Register timing concept is used at implementation level to improve timing by reordering the combinational and sequential logic in the data path. This technique can optimize registers and the balance pipeline to achieve higher operating frequency. Figure 15a–c shows the common logic inferred with combinational delay, pipeline register logic and retiming registers logic, respectively. For proposed SAD design at implementation level, retiming pipeline has been used to improve the speed.

Fig. 15
figure 15

Concept of retiming after synthesis

3.4 Hardware Prototyping Setup

Represented in Fig. 16, the hardware was set up for prototyping on Xilinx Zybo kit (Artix-7 FPGA). The “foreman” video sequence has been prepared as data set for testing. The frame number 32 used as a current frame and frame number 30 used as a reference frame, which are stored in BRAM. These two data sets have been given as input to the SAD logic which computes the difference between the given two frames and stores it in flash memory.

Fig. 16
figure 16

Residual frame generation on FPGA

Further, the flash memory data is provided as input to video controller unit to display the reconstructed residual frame on monitor as shown in inset of Fig. 16. Due to default tiles configuration of monitor (output display), output image of video controller unit displays all over the monitor screen.

4 Results and Discussion

The design comparison of proposed work with existing design is shown in Table 2. More work has been reported on 65 nm technology node in past ten years [4, 7, 8], whereas very few work has been reported on 28 nm technology node [6]. The proposed design shows higher operating frequency because of the techniques employed as shown in Table 3, which optimizes the speed on the expense of higher number of LUTs and register as compared to 65 nm technology node.

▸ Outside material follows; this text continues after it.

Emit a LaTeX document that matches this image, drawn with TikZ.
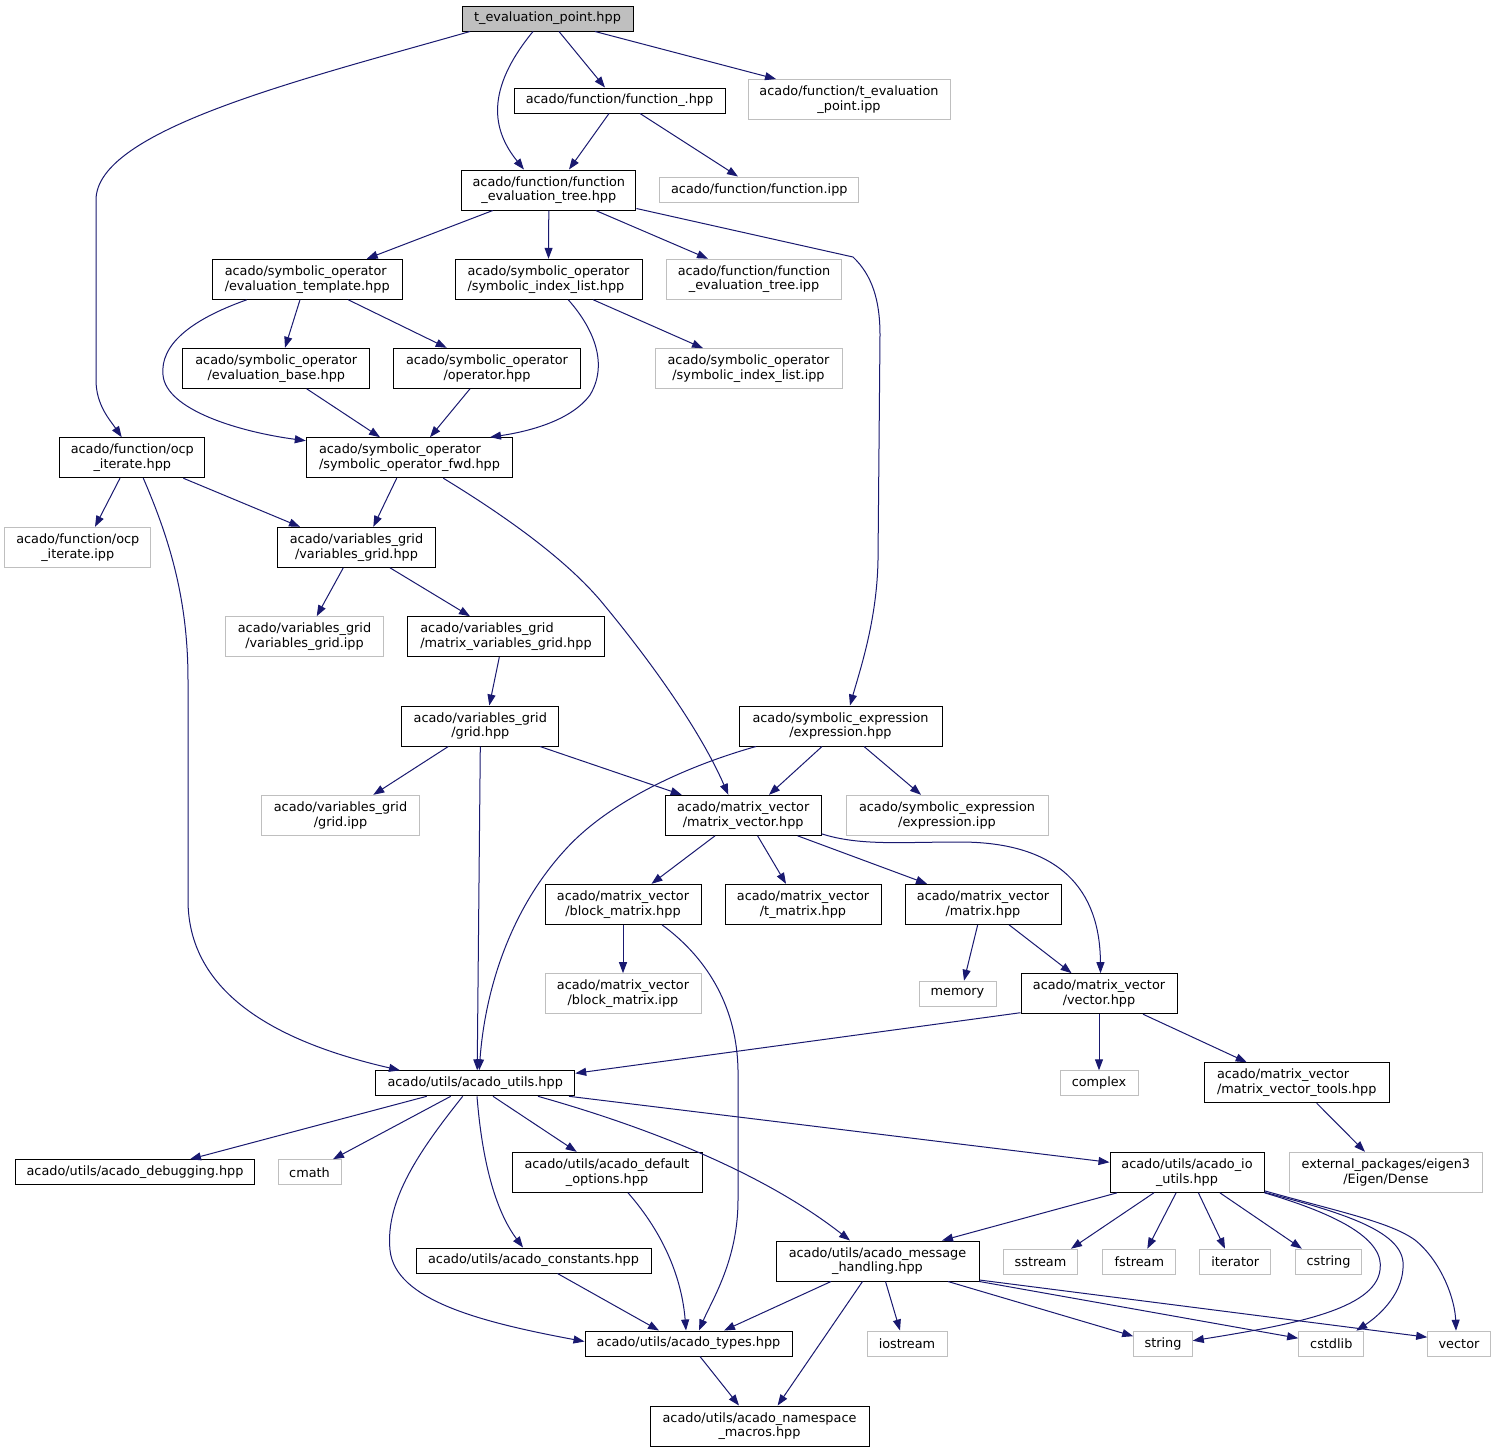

Table 2 FPGA implementation results and comparison
Table 3 List of optimization techniques employed

The SAD design without optimization operates at 368 MHz with delay of 58.07 ns for each 64 × 64 block, whereas with optimization, it operates at 498.4 MHz with delay of 32.06 ns for each 64 × 64 block.

5 Conclusion

A mixed parallel-pipelined processing SAD architecture for ME has been presented. The architecture was synthesized and prototyped on Xilinx Artix-7 FPGA. The design uses 256 number of 4 × 4 SAD blocks which are operating in a mixed mode of parallel-pipeline to calculate SAD values of 64 × 64 block. The design operates at frequency of 498.4 MHz with the delay of 32.06 ns for each 64 × 64 block. The design performance has been improved at different levels viz. architecture, RTL modeling and implementation. This design can be used for any kind of ME processes including fast and full search algorithms. It can also be used in consumer electronics where the performance is most crucial.